Third party apps wouldn't fail if they were correct in the first place. Failing gracefully on unexpected input is the way a competent engineer would structure their program.
Is there a functional difference between "my production code suddenly stopped processing work because it rejected a newly nullable input value" vs "my production code suddenly stopped processing work because it crashed on a newly nullable input value"?
If the crash gives an attack vector for a security threat then there is.
Personally, "Be conservative in what you do, be liberal in what you accept from others" is a bad policy in the modern world. It should be "Be conservative in what you do, be strict as if you don't trust them in what you accept from others".
That's a valid point if it's security-critical. My initial response was with regards to grandparent comments arguing over semantics, when the end results in both cases was "successful processing ceased because of an API change."

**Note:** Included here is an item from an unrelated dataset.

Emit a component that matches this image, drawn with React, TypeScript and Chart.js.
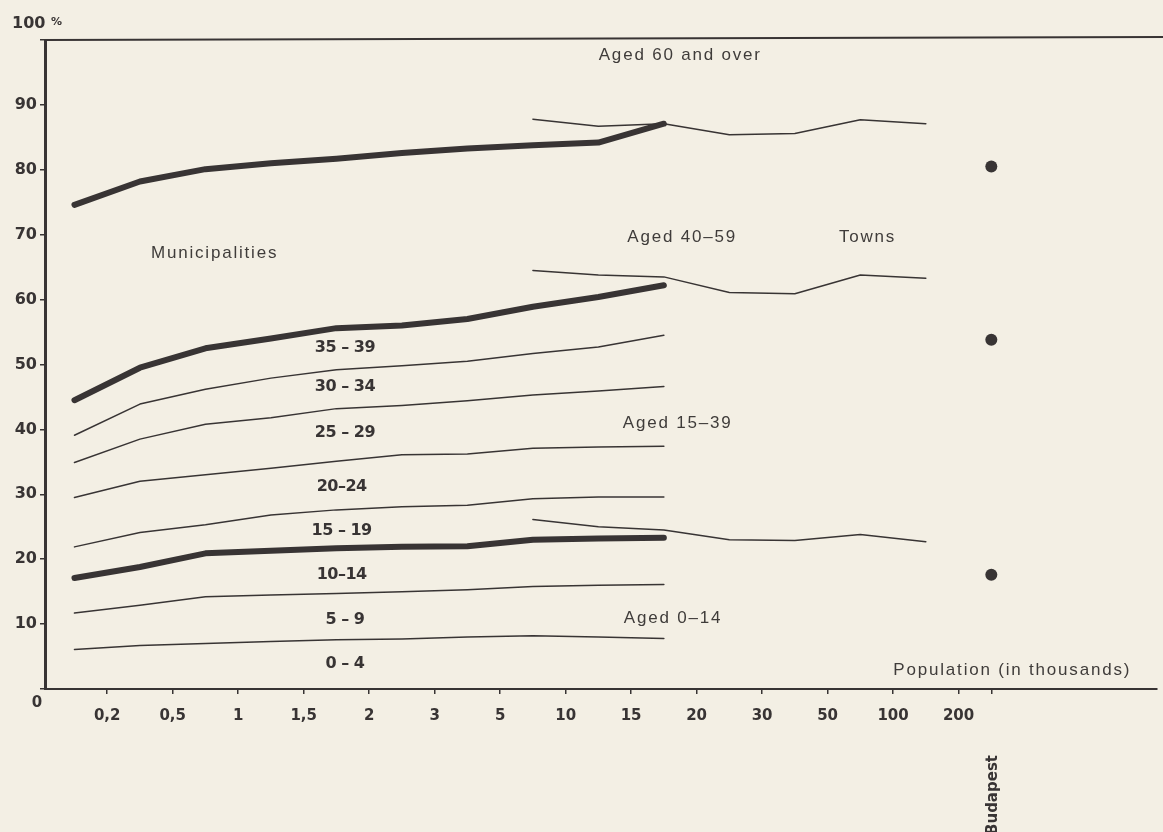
import { useEffect, useRef } from 'react';
import { Chart, registerables } from 'chart.js';

Chart.register(...registerables);

// ---------- data ----------
// settlement size boundaries (population, thousands) used as x tick labels
const sizeTickLabels = ['0,2', '0,5', '1', '1,5', '2', '3', '5', '10', '15', '20', '30', '50', '100', '200'];
// size classes (upper bound after the dash)
const municipalityClasses = ['–0,2', '0,2–0,5', '0,5–1', '1–1,5', '1,5–2', '2–3', '3–5', '5–10', '10–15', '15–20'];
const townClasses = ['5–10', '10–15', '15–20', '20–30', '30–50', '50–100', '100–200'];

// municipalities: cumulative share (%) of the population up to the given age
const munUpTo4 = [6.1, 6.7, 7.0, 7.3, 7.6, 7.7, 8.0, 8.2, 8.0, 7.8];
const munUpTo9 = [11.7, 12.9, 14.2, 14.5, 14.7, 15.0, 15.3, 15.8, 16.0, 16.1];
const munUpTo14 = [17.1, 18.8, 20.9, 21.3, 21.7, 21.9, 22.0, 23.0, 23.2, 23.3];
const munUpTo19 = [21.9, 24.1, 25.3, 26.8, 27.6, 28.1, 28.3, 29.3, 29.6, 29.6];
const munUpTo24 = [29.5, 32.0, 33.0, 34.0, 35.1, 36.1, 36.2, 37.1, 37.3, 37.4];
const munUpTo29 = [34.9, 38.5, 40.8, 41.8, 43.2, 43.7, 44.4, 45.3, 45.9, 46.6];
const munUpTo34 = [39.1, 43.9, 46.2, 47.9, 49.2, 49.8, 50.5, 51.7, 52.7, 54.5];
const munUpTo39 = [44.5, 49.5, 52.5, 54.0, 55.6, 56.0, 57.0, 58.9, 60.4, 62.2];
const munUpTo59 = [74.6, 78.2, 80.1, 81.0, 81.7, 82.6, 83.3, 83.8, 84.2, 87.1];

// towns: cumulative share (%)
const townUpTo14 = [26.1, 25.0, 24.5, 23.0, 22.9, 23.8, 22.7];
const townUpTo39 = [64.5, 63.8, 63.5, 61.1, 60.9, 63.8, 63.3];
const townUpTo59 = [87.8, 86.7, 87.1, 85.4, 85.6, 87.7, 87.1];

// Budapest: cumulative share up to 14, 39, 59 years
const budapestValues = [17.6, 53.8, 80.5];

// band labels between the municipality lines
const bandLabels = ['0 – 4', '5 – 9', '10–14', '15 – 19', '20–24', '25 – 29', '30 – 34', '35 – 39'];
const groupLabels = ['Aged 60 and over', 'Aged 40–59', 'Aged 15–39', 'Aged 0–14'];

// ---------- styling / layout ----------
const INK = '#383434';
const TEXT = '#3f3c3a';
const BG = '#f3efe4';
const W = 1163;
const H = 832;

// annotation anchors in data units
const bandLabelAnchors = [
  [4.63, 3.9], [4.63, 10.6], [4.58, 17.6], [4.58, 24.3],
  [4.58, 31.1], [4.63, 39.4], [4.63, 46.5], [4.63, 52.5],
];
const groupLabelAnchors = [[9.75, 97.6], [9.78, 69.6], [9.71, 41.0], [9.64, 10.9]];

const classCenter = (cls: string) => sizeTickLabels.indexOf(cls.split('–')[1]) + 0.5;

function toPoints(classes: string[], values: number[]) {
  return values.map((v, i) => ({ x: classCenter(classes[i]), y: v }));
}

const annotate = {
  id: 'annotate',
  beforeDraw(chart: any) {
    const { ctx } = chart;
    ctx.save();
    ctx.fillStyle = BG;
    ctx.fillRect(0, 0, chart.width, chart.height);
    ctx.restore();
  },
  afterDraw(chart: any) {
    const { ctx, chartArea, scales } = chart;
    const x = scales.x;
    const y = scales.y;
    ctx.save();
    // top frame line
    ctx.strokeStyle = INK;
    ctx.lineWidth = 2;
    ctx.beginPath();
    ctx.moveTo(chartArea.left - 1, chartArea.top);
    ctx.lineTo(chart.width, chartArea.top - 3);
    ctx.stroke();

    // "100 %" and "0"
    ctx.fillStyle = INK;
    ctx.textBaseline = 'middle';
    ctx.textAlign = 'left';
    (ctx as any).letterSpacing = '0px';
    ctx.font = 'bold 16px "DejaVu Sans", sans-serif';
    ctx.fillText('100', chartArea.left - 33, chartArea.top - 16);
    ctx.font = 'bold 11px "DejaVu Sans", sans-serif';
    ctx.fillText('%', chartArea.left + 6, chartArea.top - 18);
    ctx.font = 'bold 15px "DejaVu Sans", sans-serif';
    ctx.textAlign = 'center';
    ctx.fillText('0', chartArea.left - 8, chartArea.bottom + 14);

    // band labels
    ctx.font = 'bold 16px "DejaVu Sans", sans-serif';
    (ctx as any).letterSpacing = '-0.5px';
    ctx.textAlign = 'center';
    bandLabels.forEach((t, i) => {
      const [vx, vy] = bandLabelAnchors[i];
      ctx.fillText(t, x.getPixelForValue(vx), y.getPixelForValue(vy));
    });

    // plain labels
    ctx.fillStyle = TEXT;
    ctx.font = '17px "Liberation Sans", Arial, sans-serif';
    (ctx as any).letterSpacing = '1.8px';
    groupLabels.forEach((t, i) => {
      const [vx, vy] = groupLabelAnchors[i];
      ctx.fillText(t, x.getPixelForValue(vx), y.getPixelForValue(vy));
    });
    ctx.fillText('Municipalities', x.getPixelForValue(2.64), y.getPixelForValue(67.2));
    ctx.fillText('Towns', x.getPixelForValue(12.61), y.getPixelForValue(69.6));
    ctx.fillText('Population (in thousands)', x.getPixelForValue(14.82), y.getPixelForValue(2.9));

    // Budapest (rotated)
    ctx.fillStyle = INK;
    (ctx as any).letterSpacing = '0px';
    ctx.font = 'bold 15px "DejaVu Sans", sans-serif';
    ctx.translate(x.getPixelForValue(sizeTickLabels.length + 0.5) + 2, chartArea.bottom + 66);
    ctx.rotate(-Math.PI / 2);
    ctx.textAlign = 'right';
    ctx.textBaseline = 'middle';
    ctx.fillText('Budapest', 0, 0);
    ctx.restore();
  },
};

function lineDs(label: string, data: { x: number; y: number }[], thick: boolean) {
  return {
    label,
    data,
    borderColor: INK,
    backgroundColor: INK,
    borderWidth: thick ? 6 : 1.5,
    borderCapStyle: 'round' as const,
    borderJoinStyle: 'round' as const,
    pointRadius: 0,
    fill: false,
    tension: 0,
  };
}

export default function App() {
  const canvasRef = useRef<HTMLCanvasElement | null>(null);

  useEffect(() => {
    if (!canvasRef.current) return;
    const datasets: any[] = [
      lineDs('Municipalities 0–4', toPoints(municipalityClasses, munUpTo4), false),
      lineDs('Municipalities 0–9', toPoints(municipalityClasses, munUpTo9), false),
      lineDs('Municipalities 0–14', toPoints(municipalityClasses, munUpTo14), true),
      lineDs('Municipalities 0–19', toPoints(municipalityClasses, munUpTo19), false),
      lineDs('Municipalities 0–24', toPoints(municipalityClasses, munUpTo24), false),
      lineDs('Municipalities 0–29', toPoints(municipalityClasses, munUpTo29), false),
      lineDs('Municipalities 0–34', toPoints(municipalityClasses, munUpTo34), false),
      lineDs('Municipalities 0–39', toPoints(municipalityClasses, munUpTo39), true),
      lineDs('Municipalities 0–59', toPoints(municipalityClasses, munUpTo59), true),
      lineDs('Towns 0–14', toPoints(townClasses, townUpTo14), false),
      lineDs('Towns 0–39', toPoints(townClasses, townUpTo39), false),
      lineDs('Towns 0–59', toPoints(townClasses, townUpTo59), false),
      {
        label: 'Budapest',
        data: budapestValues.map((v) => ({ x: sizeTickLabels.length + 0.5, y: v })),
        showLine: false,
        pointRadius: 6,
        pointBackgroundColor: INK,
        pointBorderWidth: 0,
        borderColor: INK,
      },
    ];

    const chart = new Chart(canvasRef.current, {
      type: 'line',
      data: { datasets },
      plugins: [annotate],
      options: {
        animation: false,
        responsive: true,
        maintainAspectRatio: false,
        layout: { padding: { top: 40, right: 3, bottom: 0, left: 0 } },
        plugins: { legend: { display: false }, tooltip: { enabled: false } },
        scales: {
          x: {
            type: 'linear',
            min: 0.05,
            max: 17.03,
            afterFit: (s: any) => {
              s.height = H - 689;
            },
            afterBuildTicks: (s: any) => {
              s.ticks = [
                ...sizeTickLabels.map((_, i) => ({ value: i + 1 })),
                { value: sizeTickLabels.length + 0.5 },
              ];
            },
            ticks: {
              autoSkip: false,
              maxRotation: 0,
              padding: 13,
              color: INK,
              font: { family: '"DejaVu Sans", sans-serif', size: 15, weight: 'bold' },
              callback: (_v: any, i: number) => sizeTickLabels[i] ?? '',
            },
            grid: { drawOnChartArea: false, drawTicks: true, tickLength: 5, color: INK, lineWidth: 1.5 },
            border: { display: true, color: INK, width: 2 },
          },
          y: {
            type: 'linear',
            min: 0,
            max: 100,
            afterFit: (s: any) => {
              s.width = 45;
            },
            ticks: {
              stepSize: 10,
              padding: 3,
              color: INK,
              font: { family: '"DejaVu Sans", sans-serif', size: 16, weight: 'bold' },
              callback: (v: any) => (v === 0 || v === 100 ? '' : String(v)),
            },
            grid: { drawOnChartArea: false, drawTicks: true, tickLength: 5, color: INK, lineWidth: 1.5 },
            border: { display: true, color: INK, width: 3 },
          },
        },
      } as any,
    });
    return () => chart.destroy();
  }, []);

  return (
    <div style={{ position: 'fixed', left: 0, top: 0, width: W, height: H, background: BG }}>
      <canvas ref={canvasRef} />
    </div>
  );
}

Ideally it's more like "my production code skipped over 1% of batch jobs because it didn't expect the null values" or something like that. Handling errors gracefully is a bit of an art unto itself.
production code that rejects a suddenly nullable input value is more deterministic than "something crashed" and can be handled better (triggering a watchkeeper, notification) rather than relying on someone paying attention to the crash logs.